Russia has shifted tactics to target Ukrainian gas stations and civilian combustible objects. The change is aimed at producing TV footage for Russian domestic audiences, Mykolaiv Oblast Military Administration Head Vitalii Kim said on Novyny.LIVE, per UNIAN.
Russia has designated a targeting zone and is hitting gas stations, building materials supermarkets, warehouses, and other civilian enterprises, Kim explained.
While Russia performs damage on Ukrainian civilian fuel retail for TV, Ukraine's strike campaign against Russian oil refining and pipeline infrastructure is producing measurable fuel crises across Russian regions.
150-kilometer zone and 2 July Mykolaiv gas station strike
Kim said Russia has focused on a 150-kilometer zone where it is hitting gas stations. The pattern extends beyond Mykolaiv Oblast, Kim added: it applies across the front line and inside Ukraine.
In his region, on 2 July, a Russian strike killed one person. Russian attacks on civilian gas stations have been documented in multiple oblasts in recent weeks. A Poltava Oblast gas station assault on 28-29 June left one injured. A Kherson Oblast gas station was among civilian objects damaged in a 12 May attack.

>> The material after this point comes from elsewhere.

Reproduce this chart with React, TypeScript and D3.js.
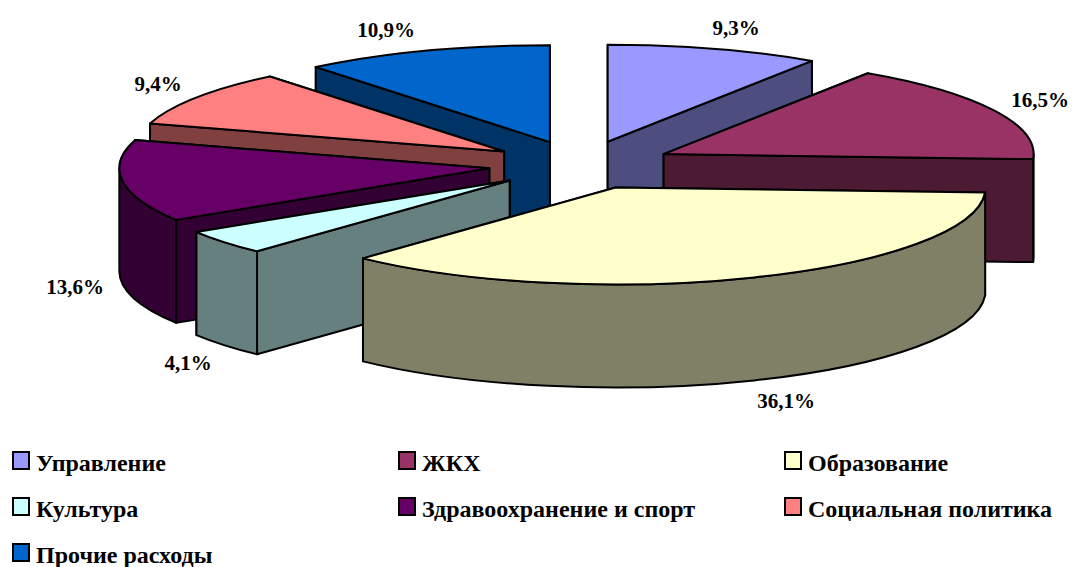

"They need smoke, so they can show it on Russian TV"
Kim's analytical framing aimed to show that Russia "is also burning Ukraine's logistics," and "here it is on fire, and here is the huge blow we are inflicting on Ukraine."
"For this reason, Russia has allocated additional means for engagement and really has changed tactics, predominantly hitting civilian objects that have combustible material," Kim said.
Kim added that Ukrainian military logistics is not affected because Ukrainian forces do not refuel at commercial gas stations, as they use separate fuel channels.
Inversion: Russia performs damage while its own fuel network fails
Russia's performance of damage on Ukrainian civilian fuel infrastructure coincides with genuine damage Ukraine is inflicting on Russian fuel infrastructure through its ongoing strike campaign against oil refining and pipeline systems.
Ukraine's Security Service (SBU) struck the Vtorovo fuel-pumping station in Russia's Vladimir Oblast on 24 May 2026, hitting a key node supplying gasoline and diesel to central Russia.
Also, Samara filling stations were selling AI-92 with 30-liter limits over the 28-29 June weekend, with AI-95 unavailable. A Pskov Oblast filling station displayed only one grade of AI-95 Ekto at 73.67 rubles ($0.95) per liter, with every other grade showing zero. Sevastopol filling stations issued 20-liter fuel allocations by QR code lottery.